Katie Salen: I actually designed a Hobbit board game when I was probably eight years old, in my closet because I was slightly embarrassed at the time.  And so I had been reading the Hobbit and I think at the time I was less interested in that it was a game and I was more interested in drawing the characters and sort of imagining this incredible world that I’d been reading about.  So that was my first game that I designed way back when. 

The first sort of digital game I designed was really, back in 2003, and it was the game called The Big Urban Game, that was commissioned by the Design Institute in Minneapolis.  And it was a game that used these giant inflatable game pieces that people raced around the city over the course of five days as a way to get the people of Minneapolis and St. Paul to think about the design of their city.  And so the digital component of that game was a kind of Web site where people called in and voted.  And so that was really the first big game that I designed.

Question:
What are "slow games?"

Katie Salen: Metropolis Magazine, which is a design magazine, was having a 25th anniversary issue a couple of years ago and they asked myself and Frank Lance, who I mentioned, and Nick Fortuno, another game designer in New York, to develop a set of games for the magazine.  And so we began to think about, well, "What is an element of games that if you modified it in a way, it could have a dramatic affect on how you think about games?"  And so we just picked the element of time.  We thought, well what if we moved away from this notion, and this was in mid-2000s when casual games were really blossoming.  And so the whole idea was people playing games in snack-like sizes.  So people would have five minutes, they could play a game, they would have a minute, and so game design became about shortening the time it would take to play.  And so we were interested in thinking about, well what would happen if we elongated that notion of time and it was a game that might take 25 years to play... What would that game look like?
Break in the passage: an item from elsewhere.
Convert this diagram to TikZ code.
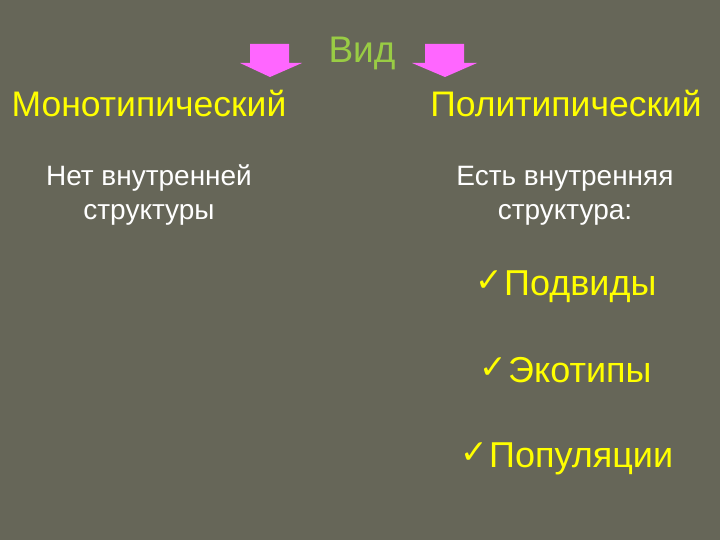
\documentclass[tikz,border=0pt]{standalone}
\usepackage{fontspec}
\setmainfont{Liberation Sans}
\newfontfamily\symfont{DejaVu Sans}
\definecolor{bgc}{RGB}{102,102,88}
\definecolor{ylw}{RGB}{255,255,0}
\definecolor{grn}{RGB}{153,204,68}
\definecolor{pnk}{RGB}{255,102,255}
\begin{document}
\begin{tikzpicture}[x=1pt,y=-1pt,
  title/.style={anchor=base,inner sep=0pt,text=ylw,font=\fontsize{35.5}{38}\selectfont},
  body/.style={anchor=base,inner sep=0pt,text=white,align=center,font=\fontsize{28}{34}\selectfont},
  item/.style={anchor=base west,inner sep=0pt,text=ylw,font=\fontsize{36}{40}\selectfont},
  chk/.style={anchor=base east,inner sep=0pt,text=ylw,font=\symfont\fontsize{33}{36}\selectfont},
  arrowshape/.style={fill=pnk,draw=none}]
\fill[bgc] (0,0) rectangle (720,540);
\useasboundingbox (0,0) rectangle (720,540);
\node[anchor=base,inner sep=0pt,text=grn,font=\fontsize{37}{40}\selectfont] (vid) at (362,63) {Вид};
\fill[arrowshape] (250,44) -- (289,44) -- (289,63) -- (302,63) -- (270,77) -- (240,63) -- (250,63) -- cycle;
\fill[arrowshape] (425,44) -- (464,44) -- (464,63) -- (477,63) -- (445,77) -- (412,63) -- (425,63) -- cycle;
\node[title] (mono) at (149,117) {Монотипический};
\node[title] (poli) at (566,117) {Политипический};
\node[body] (monotext) at (149,220) {Нет внутренней\\структуры};
\node[body] (politext) at (565,220) {Есть внутренняя\\структура:};
\node[item] (i1) at (504,295) {Подвиды};
\node[chk] (c1) at (503,291) {✓};
\node[item] (i2) at (508,382) {Экотипы};
\node[chk] (c2) at (507,378) {✓};
\node[item] (i3) at (489,467) {Популяции};
\node[chk] (c3) at (488,463) {✓};
\end{tikzpicture}
\end{document}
What would that experience of play look like?  How would it change your relationship to the game?  And so the notion of "slow games" evolved out of that idea.

So we had one game that was call, I think it was called, "The Last Fax."  And so the whole game was to be the last person in the world to send a fax.  We had a game that we registered a product bar code in advance of something ever being invented, and the person that invented the invention or product that got to use that bar code would win the game.  So, there was no sense of when that bar code might come up in the queue of inventions. 

There was a kind of cross word puzzle game where there was one clue a year that was given.  And it took 25 years to complete the game.  And then there was a game that had a drawing of, I think there was a donkey that had headphones on and had some kind of crazy backpack.  And the idea was that you would take a piece of paper with that drawing on it and you would look at it, and then you would put it away and once a year, you would take out the folded piece of paper and you would win the game if you had forgotten what was on the piece of paper. 

So, we were working with the idea of sort of memory there that there’s always these artifacts that are laying around your house and could you cultivate a game where the goal was to not remember a game piece rather than remembering what the kind of answer was?

Question:
Are you still playing these games?

Katie Salen: We are, and there are very few people that are still playing them.  They were really conceptual exercises and not so much intended to be played, but the fax game still goes on.  Faxes, particularly in real estate, very popular.  And the product code hasn’t been used yet, so that game is still open.